We thus see that supporting
time, a time that has no forced limits, no deadlines, no certainties, the time
of the “Time for Understanding”, is part of the materiality of the analytical
session. That is why Lacan says: “(…) except that discourse is not simply
(…) something which leads somewhere, has a fabric, a texture, and not only does
it take time, not only does it have a dimension in time, a certain density
which means that we cannot in any way be satisfied with the instantaneous
present (…)[5]
Therefore, it is thanks to
this “Time for Understanding” that the “Instants of Seeing” can irrupt, like
the spring of the lion that Freud talks about, as well as the “Moments for
Concluding” as precipitations that often take the subject by surprise.
The analytical experience
ranges between these two zones[6]:
The series, frequency,
continuity and regularity: so that those events in life that left a mark on the
subject (and which fixed a certain regime of jouissance) are displayed. Then
the effects of truth can be gathered[7] and organized
as knowledge.
The cut, spring, surprise, the
act, the irruption.
It is between these two
registers of time that one makes room for something to happen that will lead to
the end of the analysis.
In the meantime, our practice
does not detain itself in setting deadlines, or goals according to a time
schedule, a chronological period or fixed hours. It is not a question of how
long an analysis takes or how long a session lasts, but about the effects that
are produced there.
It is said that once a
journalist asked Jackson Pollock how he knew when one of his drip paintings was
finished. His answer was: “And how do you know when you are finished
making love?”
The time of the analytic act
is a time that breaks all clocks, because it operates at the level of the
subjective experience of time. This is why Miller claims: (…) In precise
terms, I consider Lacanian sessions as a time frame with a supplement of the
infinite (…) Otherwise the problem of the duration of sessions would become
insolvable. They will always be too short or too long (…) It is not that we
give short sessions, but that we give sessions that are infinite[8].
[2]
Lacan, J. (2012) “Radiofonía” in Otros Escritos. P. 449. Buenos Aires: Paidós.
[3]
Lacan, J. (2012) “Radiofonía” in Otros Escritos. P. 451. Buenos Aires: Paidós.
[4]
Lacan, J. (1974 [2015]) “Jacques Lacan Freud for Ever” an interview with Panorama.

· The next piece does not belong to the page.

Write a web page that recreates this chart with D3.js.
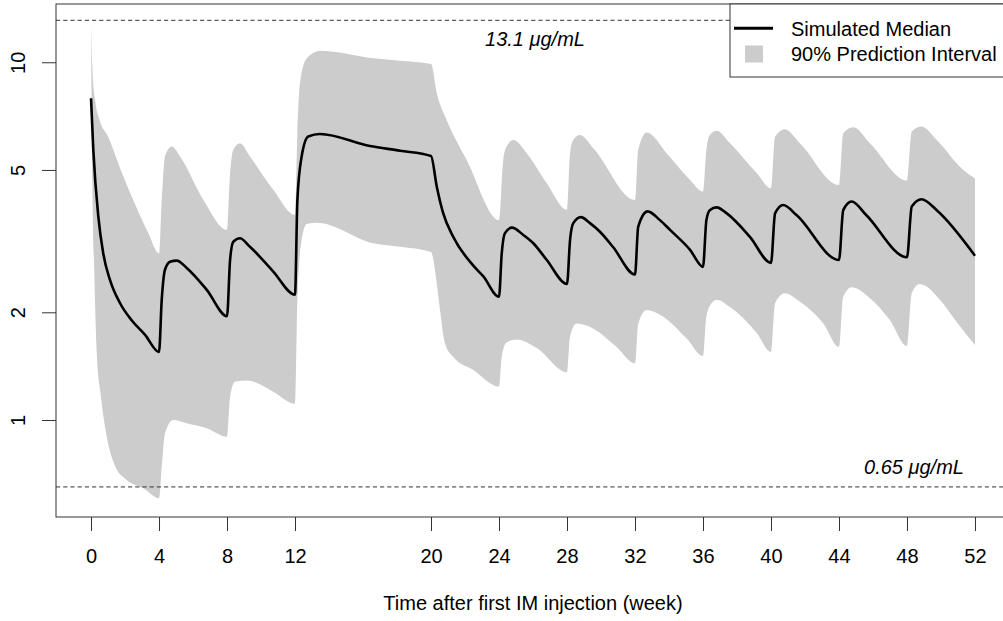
<!DOCTYPE html>
<html>
<head>
<meta charset="utf-8">
<script src="https://cdn.jsdelivr.net/npm/d3@7"></script>
<style>
  body { margin: 0; background: #fff; }
  svg { display: block; }
  text { font-family: "Liberation Sans", Arial, Helvetica, sans-serif; fill: #000; }
</style>
</head>
<body>
<svg id="chart" width="1003" height="621"></svg>
<script>
// Concentration-time profile (log scale) after the first IM injection

// x-axis ticks (weeks) and y-axis ticks (µg/mL)
const weekTicks = [0, 4, 8, 12, 20, 24, 28, 32, 36, 40, 44, 48, 52];
const concTicks = [1, 2, 5, 10];

// reference concentrations drawn as dashed lines
const thresholds = [13.1, 0.65];
const thresholdLabels = ["13.1 μg/mL", "0.65 μg/mL"];

// simulated median
const medianWeek = [0, 0.135, 0.43, 0.72, 1.12, 1.71, 2.39, 3.18, 4.0, 4.16, 4.35, 4.65, 5.04, 5.63, 6.81, 8.0,
  8.18, 8.37, 8.76, 9.35, 10.72, 12.0, 12.14, 12.39, 12.78, 13.47, 16.41, 18.18, 20.0, 20.34, 20.72, 21.31,
  22.49, 23.08, 24.0, 24.16, 24.35, 24.76, 25.43, 26.02, 26.81, 28.0, 28.18, 28.37, 28.82, 29.35, 29.94,
  30.72, 32.0, 32.19, 32.74, 33.47, 34.06, 35.24, 36.0, 36.2, 36.4, 36.8, 37.4, 38.76, 40.0, 40.24, 40.72,
  41.5, 44.0, 44.25, 44.75, 45.6, 48.0, 48.28, 48.86, 49.75, 52.0];
const medianConc = [7.93, 5.69, 3.70, 2.92, 2.46, 2.12, 1.90, 1.73, 1.55, 2.17, 2.63, 2.77, 2.79, 2.66, 2.31, 1.95,
  2.80, 3.15, 3.22, 3.05, 2.60, 2.24, 4.12, 5.45, 6.20, 6.30, 5.83, 5.66, 5.47, 4.49, 3.78, 3.25,
  2.70, 2.52, 2.21, 2.92, 3.33, 3.45, 3.29, 3.12, 2.80, 2.40, 3.19, 3.55, 3.69, 3.55, 3.36,
  3.04, 2.55, 3.47, 3.83, 3.62, 3.40, 2.99, 2.68, 3.62, 3.86, 3.93, 3.78, 3.25, 2.75, 3.78, 3.99,
  3.74, 2.80, 3.86, 4.08, 3.74, 2.85, 3.95, 4.14, 3.86, 2.88];

// 90% prediction interval, upper bound
const upperWeek = [0, 0.08, 0.24, 0.5, 1.0, 1.75, 2.65, 3.37, 4.0, 4.16, 4.35, 4.75, 5.24, 6.61, 8.0,
  8.18, 8.37, 8.76, 9.35, 10.72, 12.0, 12.14, 12.29, 12.69, 13.47, 16.61, 18.18, 20.0, 20.34, 20.92, 22.1,
  24.0, 24.25, 24.45, 24.84, 25.63, 26.81, 28.0, 28.18, 28.37, 28.76, 29.55, 32.0, 32.19, 32.69, 33.86,
  35.24, 36.0, 36.2, 36.4, 36.8, 37.59, 39.16, 40.0, 40.24, 40.82, 41.7, 44.0, 44.25, 44.84, 45.82,
  48.0, 48.28, 48.86, 49.75, 51.31, 52.0];
const upperConc = [12.85, 9.7, 7.85, 6.9, 6.2, 5.0, 3.95, 3.33, 2.92, 4.12, 5.45, 5.81, 5.45, 4.12, 3.40,
  4.90, 5.69, 5.94, 5.45, 4.40, 3.74, 6.33, 8.73, 10.26, 10.77, 10.26, 10.09, 9.89, 8.19, 6.9, 5.33,
  3.62, 5.33, 5.81, 6.06, 5.57, 4.59, 3.87, 5.57, 6.06, 6.26, 5.75, 4.12, 5.69, 6.36, 5.57,
  4.69, 4.35, 5.69, 6.26, 6.44, 5.94, 4.90, 4.44, 6.20, 6.50, 5.94, 4.54, 6.33, 6.58, 5.94,
  4.67, 6.40, 6.61, 6.06, 5.0, 4.74];

// 90% prediction interval, lower bound
const lowerWeek = [0, 0.08, 0.19, 0.35, 0.55, 0.92, 1.41, 2.1, 3.08, 4.0, 4.16, 4.35, 4.84, 5.63, 6.81, 8.0,
  8.18, 8.47, 9.16, 10.72, 12.0, 12.14, 12.39, 12.69, 13.28, 16.61, 18.18, 20.0, 20.34, 20.53, 20.82, 21.31,
  22.49, 24.0, 24.16, 24.45, 25.04, 26.22, 28.0, 28.18, 28.57, 29.55, 30.92, 32.0, 32.19, 32.69, 33.47,
  35.04, 36.0, 36.2, 36.5, 36.8, 37.59, 39.16, 40.0, 40.24, 40.82, 41.7, 43.08, 44.0, 44.25, 44.75, 45.82,
  47.0, 48.0, 48.28, 48.76, 49.94, 50.92, 52.0];
const lowerConc = [12.85, 4.5, 2.6, 1.5, 1.2, 0.90, 0.745, 0.68, 0.644, 0.604, 0.74, 0.918, 1.0, 0.979, 0.948, 0.898,
  1.16, 1.28, 1.29, 1.20, 1.11, 2.17, 3.19, 3.53, 3.56, 3.12, 3.05, 2.95, 2.41, 2.03, 1.64, 1.50,
  1.38, 1.24, 1.50, 1.65, 1.68, 1.59, 1.36, 1.71, 1.86, 1.80, 1.60, 1.44, 1.86, 2.03, 1.97,
  1.69, 1.51, 1.95, 2.12, 2.17, 2.07, 1.75, 1.55, 2.12, 2.26, 2.14, 1.86, 1.60, 2.21, 2.35, 2.19,
  1.90, 1.61, 2.26, 2.40, 2.17, 1.88, 1.62];

const legendLabels = ["Simulated Median", "90% Prediction Interval"];
const xTitle = "Time after first IM injection (week)";

const svg = d3.select("#chart");
const plotLeft = 56, plotRight = 1010, plotTop = 4, plotBottom = 517;

const x = d3.scaleLinear().domain([-2.06, 54.06]).range([plotLeft, plotRight]);
const y = d3.scaleLog().domain([0.5356, 14.55]).range([plotBottom, plotTop]);

const zip = (a, b) => a.map((v, i) => [v, b[i]]);
const line = d3.line()
  .x(d => x(d[0]))
  .y(d => y(d[1]))
  .curve(d3.curveMonotoneX);

// prediction band: upper bound forward, lower bound backward
const upperPath = line(zip(upperWeek, upperConc));
const lowerPath = line(zip(lowerWeek, lowerConc).reverse());
svg.append("path")
  .attr("d", upperPath + "L" + lowerPath.slice(1) + "Z")
  .attr("fill", "#cccccc")
  .attr("stroke", "none");

// dashed reference lines
svg.selectAll("line.ref")
  .data(thresholds)
  .join("line")
  .attr("class", "ref")
  .attr("x1", plotLeft).attr("x2", plotRight)
  .attr("y1", d => y(d)).attr("y2", d => y(d))
  .attr("stroke", "#333")
  .attr("stroke-width", 1)
  .attr("stroke-dasharray", "4.2,3");

// median curve
svg.append("path")
  .attr("d", line(zip(medianWeek, medianConc)))
  .attr("fill", "none")
  .attr("stroke", "#000")
  .attr("stroke-width", 2.6)
  .attr("stroke-linejoin", "round");

// reference line labels
svg.append("text")
  .attr("x", 535).attr("y", 46)
  .attr("text-anchor", "middle")
  .attr("font-size", 20)
  .attr("font-style", "italic")
  .text(thresholdLabels[0]);
svg.append("text")
  .attr("x", 914).attr("y", 474)
  .attr("text-anchor", "middle")
  .attr("font-size", 20)
  .attr("font-style", "italic")
  .text(thresholdLabels[1]);

// x axis
const xAxis = d3.axisBottom(x).tickValues(weekTicks).tickSize(14).tickPadding(18).tickFormat(d3.format("d"));
const gx = svg.append("g").attr("transform", `translate(0,${plotBottom})`).call(xAxis);
gx.select(".domain").remove();
gx.selectAll("line").attr("stroke", "#333");
gx.selectAll("text").attr("font-size", 20).attr("font-family", null).attr("fill", "#000");

// y axis with rotated labels
const yAxis = d3.axisLeft(y).tickValues(concTicks).tickSize(14).tickFormat(d3.format("d"));
const gy = svg.append("g").attr("transform", `translate(${plotLeft},0)`).call(yAxis);
gy.select(".domain").remove();
gy.selectAll("line").attr("stroke", "#333");
gy.selectAll("text")
  .attr("font-size", 20).attr("font-family", null).attr("fill", "#000")
  .attr("x", null).attr("dy", null)
  .attr("text-anchor", "middle")
  .attr("transform", "translate(-31,0) rotate(-90)");

// axis title
svg.append("text")
  .attr("x", (plotLeft + plotRight) / 2).attr("y", 610)
  .attr("text-anchor", "middle")
  .attr("font-size", 20)
  .text(xTitle);

// plot frame
svg.append("rect")
  .attr("x", plotLeft).attr("y", plotTop)
  .attr("width", plotRight - plotLeft).attr("height", plotBottom - plotTop)
  .attr("fill", "none").attr("stroke", "#333").attr("stroke-width", 1);

// legend
const lg = svg.append("g");
lg.append("rect")
  .attr("x", 730).attr("y", plotTop).attr("width", 300).attr("height", 73)
  .attr("fill", "#fff").attr("stroke", "#333").attr("stroke-width", 1);
lg.append("line")
  .attr("x1", 734).attr("x2", 773).attr("y1", 28.3).attr("y2", 28.3)
  .attr("stroke", "#000").attr("stroke-width", 3);
lg.append("rect")
  .attr("x", 745).attr("y", 45.5).attr("width", 18).attr("height", 17)
  .attr("fill", "#cccccc");
lg.selectAll("text.leg")
  .data(legendLabels)
  .join("text")
  .attr("class", "leg")
  .attr("x", 791)
  .attr("y", (d, i) => 35.7 + i * 25)
  .attr("font-size", 20)
  .text(d => d);
</script>
</body>
</html>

Published in Hurly-Burly. The International Lacanian Journal of Psychoanalysis.
Issue 12. P. 16. Published for the Freudian Field by the New Lacanian School.
[5]
Lacan, J. (1957-1958 [2017]). “Formation of the Unconscious. The Seminar of
Jacques Lacan | Book V”. USA: Polity Press.
[6]
Brousse, M-H. (2019) Available at: https://www.facebook.com/watch/?v=299986064184879/
[7]
Córdoba, C. (2019). Available at: https://www.facebook.com/CIECSeminarioInternacional/photos/a.790997284294532/2145609028833344/
[8]
Miller, J-A. (2002). “La erótica del tiempo”. P. 19. Buenos Aires: Tres Haches.